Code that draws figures
===

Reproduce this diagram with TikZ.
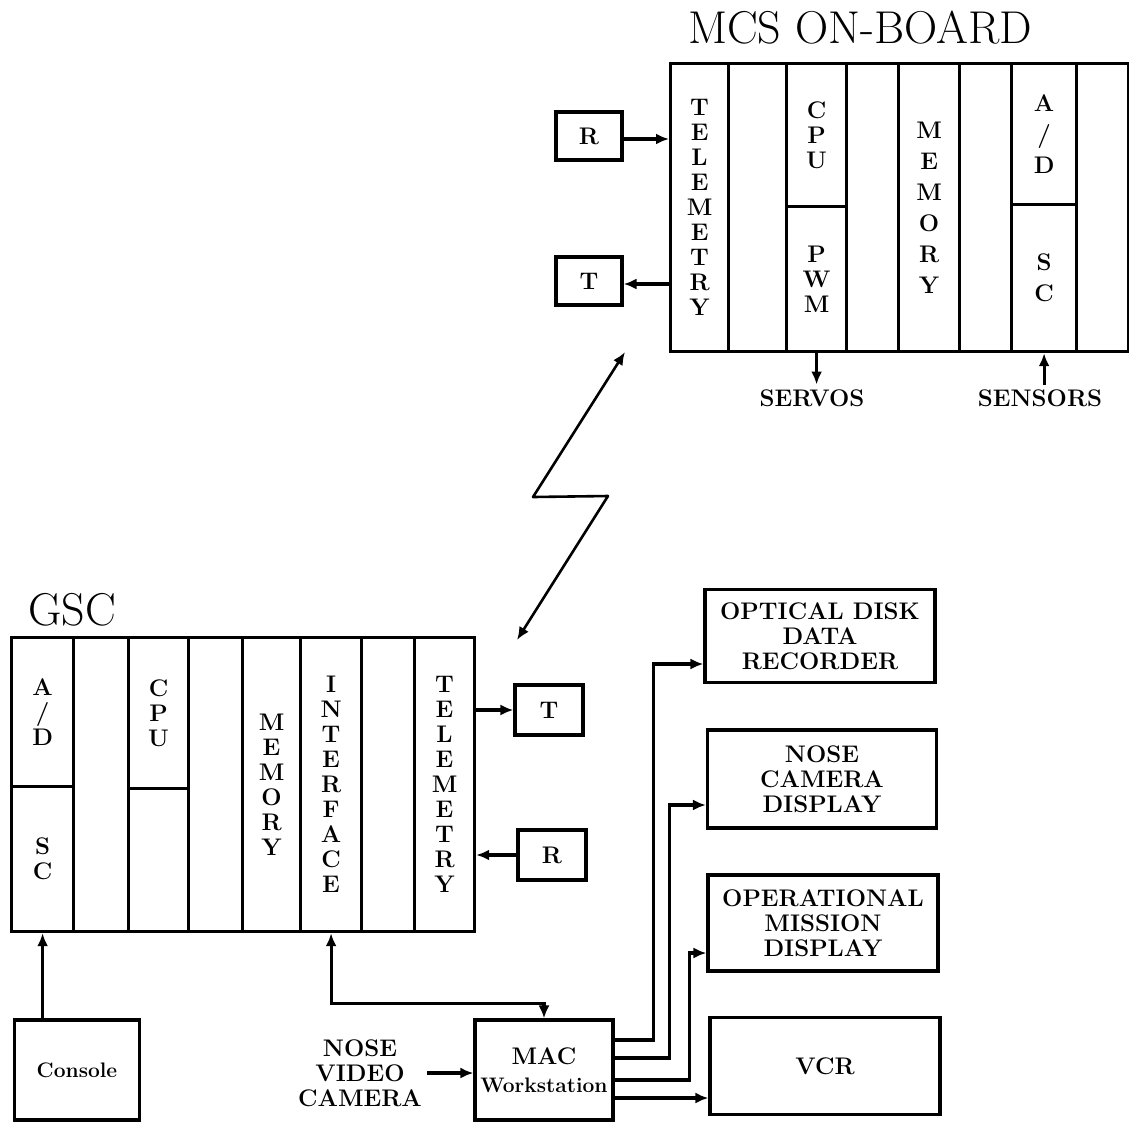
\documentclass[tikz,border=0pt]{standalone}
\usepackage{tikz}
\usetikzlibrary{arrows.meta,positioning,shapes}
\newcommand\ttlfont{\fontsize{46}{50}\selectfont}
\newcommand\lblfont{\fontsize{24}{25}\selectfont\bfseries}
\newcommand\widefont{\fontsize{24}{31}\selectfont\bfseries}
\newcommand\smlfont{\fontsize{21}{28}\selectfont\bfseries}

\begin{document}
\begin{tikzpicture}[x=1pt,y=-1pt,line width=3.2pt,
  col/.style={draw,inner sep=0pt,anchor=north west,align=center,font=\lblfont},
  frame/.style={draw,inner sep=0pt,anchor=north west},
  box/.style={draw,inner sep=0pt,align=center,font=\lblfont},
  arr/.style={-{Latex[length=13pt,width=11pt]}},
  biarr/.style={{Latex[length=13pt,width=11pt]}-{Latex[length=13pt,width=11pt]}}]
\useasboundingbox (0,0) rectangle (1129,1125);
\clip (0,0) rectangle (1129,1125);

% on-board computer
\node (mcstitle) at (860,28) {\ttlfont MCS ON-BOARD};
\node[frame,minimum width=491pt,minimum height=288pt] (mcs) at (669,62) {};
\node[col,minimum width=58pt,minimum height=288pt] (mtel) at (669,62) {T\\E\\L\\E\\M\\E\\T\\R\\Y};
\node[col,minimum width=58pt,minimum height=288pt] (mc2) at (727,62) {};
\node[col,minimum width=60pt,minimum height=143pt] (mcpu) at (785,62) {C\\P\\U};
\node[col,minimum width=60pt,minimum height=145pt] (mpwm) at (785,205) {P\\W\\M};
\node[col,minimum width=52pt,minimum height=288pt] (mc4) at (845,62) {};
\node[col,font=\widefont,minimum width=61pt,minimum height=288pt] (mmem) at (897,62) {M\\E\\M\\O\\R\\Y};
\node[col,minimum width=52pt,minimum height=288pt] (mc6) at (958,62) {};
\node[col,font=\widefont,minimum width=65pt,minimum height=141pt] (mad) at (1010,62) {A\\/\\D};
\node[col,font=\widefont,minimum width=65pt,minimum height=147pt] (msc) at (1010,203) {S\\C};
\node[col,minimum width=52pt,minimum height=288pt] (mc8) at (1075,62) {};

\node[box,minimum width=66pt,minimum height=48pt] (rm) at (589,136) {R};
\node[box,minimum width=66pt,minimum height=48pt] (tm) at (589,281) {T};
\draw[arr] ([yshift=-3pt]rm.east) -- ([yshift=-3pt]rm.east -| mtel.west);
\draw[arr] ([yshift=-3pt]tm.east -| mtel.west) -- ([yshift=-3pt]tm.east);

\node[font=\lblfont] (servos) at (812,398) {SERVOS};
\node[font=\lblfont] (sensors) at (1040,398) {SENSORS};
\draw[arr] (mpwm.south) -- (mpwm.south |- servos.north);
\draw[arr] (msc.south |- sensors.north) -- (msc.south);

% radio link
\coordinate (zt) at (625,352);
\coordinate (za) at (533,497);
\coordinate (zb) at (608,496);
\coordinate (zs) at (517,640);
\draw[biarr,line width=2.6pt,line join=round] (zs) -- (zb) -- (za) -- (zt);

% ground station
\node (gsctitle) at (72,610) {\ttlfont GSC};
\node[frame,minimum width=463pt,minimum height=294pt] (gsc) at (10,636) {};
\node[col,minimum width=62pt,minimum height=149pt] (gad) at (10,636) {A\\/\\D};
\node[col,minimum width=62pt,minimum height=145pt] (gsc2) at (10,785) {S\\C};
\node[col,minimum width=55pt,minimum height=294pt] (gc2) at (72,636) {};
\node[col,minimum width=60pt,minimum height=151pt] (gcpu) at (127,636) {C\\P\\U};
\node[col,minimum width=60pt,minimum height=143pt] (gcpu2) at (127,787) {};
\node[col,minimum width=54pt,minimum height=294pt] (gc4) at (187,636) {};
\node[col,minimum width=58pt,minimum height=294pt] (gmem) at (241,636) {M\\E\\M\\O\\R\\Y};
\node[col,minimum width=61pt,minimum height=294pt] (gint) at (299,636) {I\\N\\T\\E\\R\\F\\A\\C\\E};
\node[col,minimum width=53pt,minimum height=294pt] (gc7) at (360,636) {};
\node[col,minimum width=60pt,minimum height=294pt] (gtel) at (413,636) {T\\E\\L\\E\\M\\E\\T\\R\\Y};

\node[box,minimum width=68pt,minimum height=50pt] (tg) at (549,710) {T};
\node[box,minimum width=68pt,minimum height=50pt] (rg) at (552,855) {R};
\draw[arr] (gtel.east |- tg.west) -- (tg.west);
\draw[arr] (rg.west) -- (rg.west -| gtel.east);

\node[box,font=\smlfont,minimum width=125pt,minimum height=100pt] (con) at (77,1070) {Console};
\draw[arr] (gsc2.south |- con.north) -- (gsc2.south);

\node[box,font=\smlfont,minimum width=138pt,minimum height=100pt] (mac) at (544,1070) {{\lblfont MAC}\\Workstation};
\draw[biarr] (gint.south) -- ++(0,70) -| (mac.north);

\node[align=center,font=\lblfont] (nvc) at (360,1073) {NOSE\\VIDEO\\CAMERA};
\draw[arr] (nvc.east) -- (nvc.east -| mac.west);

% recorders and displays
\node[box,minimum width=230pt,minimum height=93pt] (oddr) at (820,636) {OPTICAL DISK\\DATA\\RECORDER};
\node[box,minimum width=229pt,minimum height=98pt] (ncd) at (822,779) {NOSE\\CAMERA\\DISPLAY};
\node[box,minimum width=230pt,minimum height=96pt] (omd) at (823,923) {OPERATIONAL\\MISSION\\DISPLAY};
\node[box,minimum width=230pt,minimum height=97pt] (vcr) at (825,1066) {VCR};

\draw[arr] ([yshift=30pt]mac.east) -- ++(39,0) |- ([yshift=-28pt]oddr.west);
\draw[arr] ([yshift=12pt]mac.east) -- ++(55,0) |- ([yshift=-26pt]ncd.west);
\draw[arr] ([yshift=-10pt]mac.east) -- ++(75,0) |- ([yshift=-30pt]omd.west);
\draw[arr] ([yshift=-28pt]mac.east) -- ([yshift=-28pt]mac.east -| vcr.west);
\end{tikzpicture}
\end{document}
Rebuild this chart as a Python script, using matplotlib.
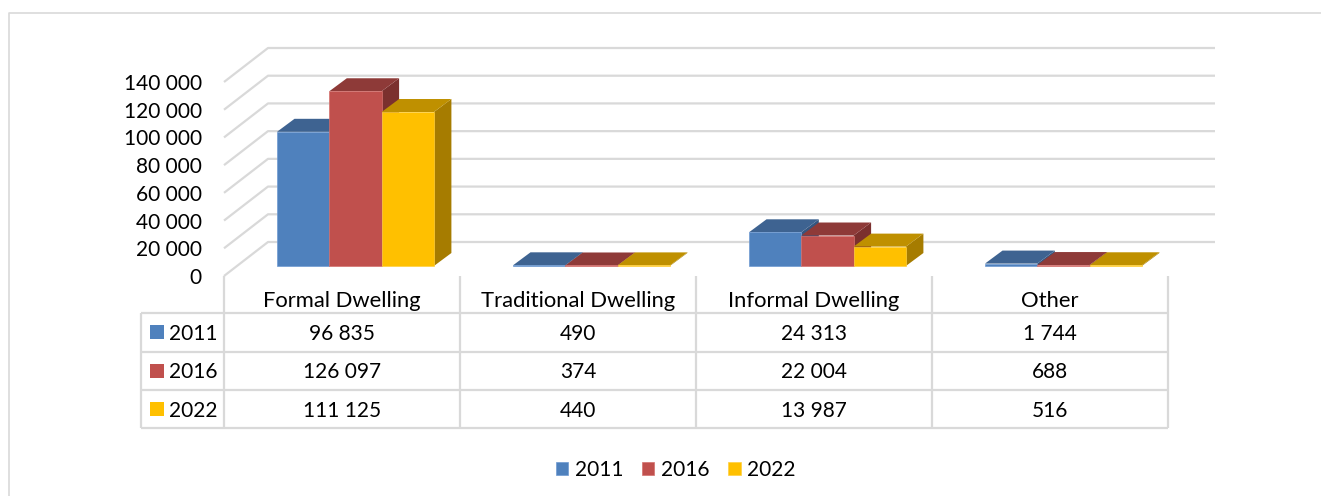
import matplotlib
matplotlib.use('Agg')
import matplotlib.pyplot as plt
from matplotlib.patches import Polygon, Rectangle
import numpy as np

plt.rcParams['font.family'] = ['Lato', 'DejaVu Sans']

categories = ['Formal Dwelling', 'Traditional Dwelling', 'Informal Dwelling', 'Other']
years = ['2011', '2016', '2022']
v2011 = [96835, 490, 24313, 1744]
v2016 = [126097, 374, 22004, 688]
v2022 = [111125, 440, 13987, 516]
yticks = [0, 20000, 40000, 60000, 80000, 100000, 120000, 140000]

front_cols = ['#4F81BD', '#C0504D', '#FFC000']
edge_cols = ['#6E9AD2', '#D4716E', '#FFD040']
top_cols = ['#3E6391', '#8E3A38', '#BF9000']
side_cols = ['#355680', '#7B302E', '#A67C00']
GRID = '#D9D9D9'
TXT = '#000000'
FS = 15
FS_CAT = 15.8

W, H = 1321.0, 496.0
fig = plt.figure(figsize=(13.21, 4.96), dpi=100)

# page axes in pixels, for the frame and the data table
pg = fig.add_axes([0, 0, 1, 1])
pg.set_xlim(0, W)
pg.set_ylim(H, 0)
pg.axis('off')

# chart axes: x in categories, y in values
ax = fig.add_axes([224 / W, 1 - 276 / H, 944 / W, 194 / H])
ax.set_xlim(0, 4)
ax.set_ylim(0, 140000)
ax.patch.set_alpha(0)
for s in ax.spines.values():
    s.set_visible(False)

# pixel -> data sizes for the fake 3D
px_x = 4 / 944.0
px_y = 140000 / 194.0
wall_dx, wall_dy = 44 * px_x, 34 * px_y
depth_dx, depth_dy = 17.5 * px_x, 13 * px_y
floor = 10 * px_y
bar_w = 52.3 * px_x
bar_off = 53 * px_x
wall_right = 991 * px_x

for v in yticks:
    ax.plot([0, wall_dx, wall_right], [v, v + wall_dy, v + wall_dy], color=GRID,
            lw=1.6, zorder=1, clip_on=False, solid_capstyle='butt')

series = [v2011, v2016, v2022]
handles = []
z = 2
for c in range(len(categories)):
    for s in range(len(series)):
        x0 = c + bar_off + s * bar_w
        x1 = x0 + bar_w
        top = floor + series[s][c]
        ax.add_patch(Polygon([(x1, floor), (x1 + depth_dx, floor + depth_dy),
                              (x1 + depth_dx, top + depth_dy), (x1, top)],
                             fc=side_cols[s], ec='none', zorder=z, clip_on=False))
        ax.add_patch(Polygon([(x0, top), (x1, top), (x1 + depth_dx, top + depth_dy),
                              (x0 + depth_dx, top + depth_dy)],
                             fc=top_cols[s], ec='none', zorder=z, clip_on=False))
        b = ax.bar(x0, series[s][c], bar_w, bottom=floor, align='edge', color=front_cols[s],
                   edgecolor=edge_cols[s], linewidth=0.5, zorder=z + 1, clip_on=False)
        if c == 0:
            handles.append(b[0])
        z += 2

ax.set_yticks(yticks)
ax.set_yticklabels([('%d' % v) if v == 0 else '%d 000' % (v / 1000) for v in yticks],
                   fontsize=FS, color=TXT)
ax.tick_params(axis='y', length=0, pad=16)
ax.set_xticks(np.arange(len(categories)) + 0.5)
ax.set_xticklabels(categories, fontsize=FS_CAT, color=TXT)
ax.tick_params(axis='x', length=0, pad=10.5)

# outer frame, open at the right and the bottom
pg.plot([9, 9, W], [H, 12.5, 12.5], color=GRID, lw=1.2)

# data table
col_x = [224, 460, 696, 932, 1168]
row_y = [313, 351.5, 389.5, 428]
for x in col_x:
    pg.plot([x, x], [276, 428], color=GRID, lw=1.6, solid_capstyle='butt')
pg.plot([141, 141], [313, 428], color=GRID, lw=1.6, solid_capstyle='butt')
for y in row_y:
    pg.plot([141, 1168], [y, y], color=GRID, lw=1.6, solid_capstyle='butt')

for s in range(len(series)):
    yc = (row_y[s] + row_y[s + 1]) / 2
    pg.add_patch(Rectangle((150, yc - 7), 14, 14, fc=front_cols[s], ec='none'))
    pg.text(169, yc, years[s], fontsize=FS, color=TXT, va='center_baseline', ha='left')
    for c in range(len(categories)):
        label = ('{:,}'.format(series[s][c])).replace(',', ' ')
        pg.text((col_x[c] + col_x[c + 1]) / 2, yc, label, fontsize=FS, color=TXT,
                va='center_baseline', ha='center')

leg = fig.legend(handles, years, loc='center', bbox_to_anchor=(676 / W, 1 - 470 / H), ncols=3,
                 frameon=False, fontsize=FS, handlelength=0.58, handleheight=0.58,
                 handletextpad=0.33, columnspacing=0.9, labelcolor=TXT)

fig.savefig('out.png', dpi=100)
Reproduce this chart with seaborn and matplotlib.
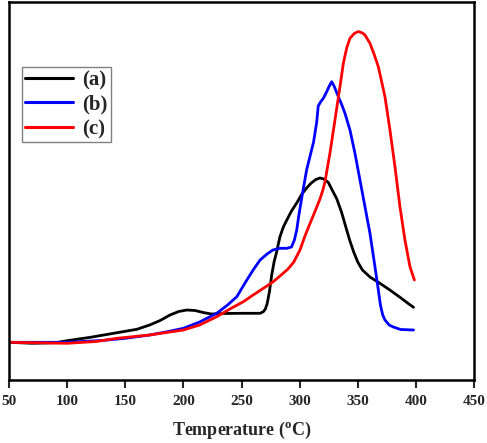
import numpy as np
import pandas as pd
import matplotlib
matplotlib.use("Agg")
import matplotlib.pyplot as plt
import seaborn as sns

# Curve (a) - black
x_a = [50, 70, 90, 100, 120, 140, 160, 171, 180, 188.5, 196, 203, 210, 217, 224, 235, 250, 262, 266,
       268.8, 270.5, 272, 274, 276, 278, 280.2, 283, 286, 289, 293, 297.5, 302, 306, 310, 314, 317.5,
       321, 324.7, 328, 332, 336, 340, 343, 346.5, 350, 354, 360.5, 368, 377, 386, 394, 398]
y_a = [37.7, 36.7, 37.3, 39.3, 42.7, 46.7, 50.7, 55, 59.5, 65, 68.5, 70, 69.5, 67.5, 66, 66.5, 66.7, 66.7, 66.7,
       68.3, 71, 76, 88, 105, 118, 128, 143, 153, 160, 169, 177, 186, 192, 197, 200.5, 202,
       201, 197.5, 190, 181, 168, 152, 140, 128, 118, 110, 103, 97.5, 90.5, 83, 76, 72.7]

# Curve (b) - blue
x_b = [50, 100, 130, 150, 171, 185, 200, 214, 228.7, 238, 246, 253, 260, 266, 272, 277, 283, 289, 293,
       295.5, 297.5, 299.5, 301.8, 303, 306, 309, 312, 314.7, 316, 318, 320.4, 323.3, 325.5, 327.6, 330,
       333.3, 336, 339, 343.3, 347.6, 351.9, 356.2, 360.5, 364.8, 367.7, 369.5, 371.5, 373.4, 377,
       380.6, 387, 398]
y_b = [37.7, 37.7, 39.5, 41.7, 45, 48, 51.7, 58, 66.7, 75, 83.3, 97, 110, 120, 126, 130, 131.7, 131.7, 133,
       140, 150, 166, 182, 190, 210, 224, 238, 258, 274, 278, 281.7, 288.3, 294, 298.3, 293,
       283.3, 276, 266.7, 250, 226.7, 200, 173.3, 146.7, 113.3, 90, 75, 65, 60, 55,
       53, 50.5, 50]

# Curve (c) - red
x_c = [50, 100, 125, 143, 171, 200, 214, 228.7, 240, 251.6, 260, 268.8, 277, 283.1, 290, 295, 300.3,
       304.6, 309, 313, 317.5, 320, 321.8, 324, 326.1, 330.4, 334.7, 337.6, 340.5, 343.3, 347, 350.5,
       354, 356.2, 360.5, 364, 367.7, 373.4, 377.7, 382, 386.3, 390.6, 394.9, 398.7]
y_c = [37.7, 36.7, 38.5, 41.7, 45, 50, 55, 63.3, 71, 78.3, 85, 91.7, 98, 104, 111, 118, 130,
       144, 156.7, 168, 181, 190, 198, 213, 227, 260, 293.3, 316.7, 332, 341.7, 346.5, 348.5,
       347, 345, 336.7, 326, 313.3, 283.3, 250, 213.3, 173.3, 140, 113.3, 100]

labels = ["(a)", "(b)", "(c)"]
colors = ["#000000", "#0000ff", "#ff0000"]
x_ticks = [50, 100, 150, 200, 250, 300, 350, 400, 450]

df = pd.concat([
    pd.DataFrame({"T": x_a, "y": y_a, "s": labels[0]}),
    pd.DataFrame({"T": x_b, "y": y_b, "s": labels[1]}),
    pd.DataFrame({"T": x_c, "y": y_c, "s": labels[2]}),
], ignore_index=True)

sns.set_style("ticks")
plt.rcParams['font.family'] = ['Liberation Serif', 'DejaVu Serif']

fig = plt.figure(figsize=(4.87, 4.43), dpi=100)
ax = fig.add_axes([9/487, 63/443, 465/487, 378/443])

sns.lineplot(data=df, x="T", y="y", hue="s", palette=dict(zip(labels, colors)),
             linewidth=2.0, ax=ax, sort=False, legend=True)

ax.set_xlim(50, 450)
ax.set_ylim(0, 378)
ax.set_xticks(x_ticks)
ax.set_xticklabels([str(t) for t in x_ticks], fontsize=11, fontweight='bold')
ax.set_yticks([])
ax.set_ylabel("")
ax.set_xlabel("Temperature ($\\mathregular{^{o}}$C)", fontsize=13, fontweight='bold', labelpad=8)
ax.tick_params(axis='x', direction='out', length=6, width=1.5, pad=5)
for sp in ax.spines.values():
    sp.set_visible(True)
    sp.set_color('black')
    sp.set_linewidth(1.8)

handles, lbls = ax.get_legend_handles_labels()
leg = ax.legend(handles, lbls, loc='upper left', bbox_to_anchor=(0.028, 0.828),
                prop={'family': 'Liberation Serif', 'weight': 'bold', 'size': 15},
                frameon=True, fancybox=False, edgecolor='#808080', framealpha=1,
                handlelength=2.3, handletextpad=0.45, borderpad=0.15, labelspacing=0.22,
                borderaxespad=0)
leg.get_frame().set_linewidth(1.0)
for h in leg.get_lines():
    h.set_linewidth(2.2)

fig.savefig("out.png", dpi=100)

===

== Exercise details ==
Print exactly what appears from the line holding "Rebuild this chart" down to the line holding "yticks = [0, 20000, 40000, 60000, 80000, 100000, 120000, 140000]", both ends kept, leaving out the pictures.

== Complete answer ==
Rebuild this chart as a Python script, using matplotlib.
import matplotlib
matplotlib.use('Agg')
import matplotlib.pyplot as plt
from matplotlib.patches import Polygon, Rectangle
import numpy as np

plt.rcParams['font.family'] = ['Lato', 'DejaVu Sans']

categories = ['Formal Dwelling', 'Traditional Dwelling', 'Informal Dwelling', 'Other']
years = ['2011', '2016', '2022']
v2011 = [96835, 490, 24313, 1744]
v2016 = [126097, 374, 22004, 688]
v2022 = [111125, 440, 13987, 516]
yticks = [0, 20000, 40000, 60000, 80000, 100000, 120000, 140000]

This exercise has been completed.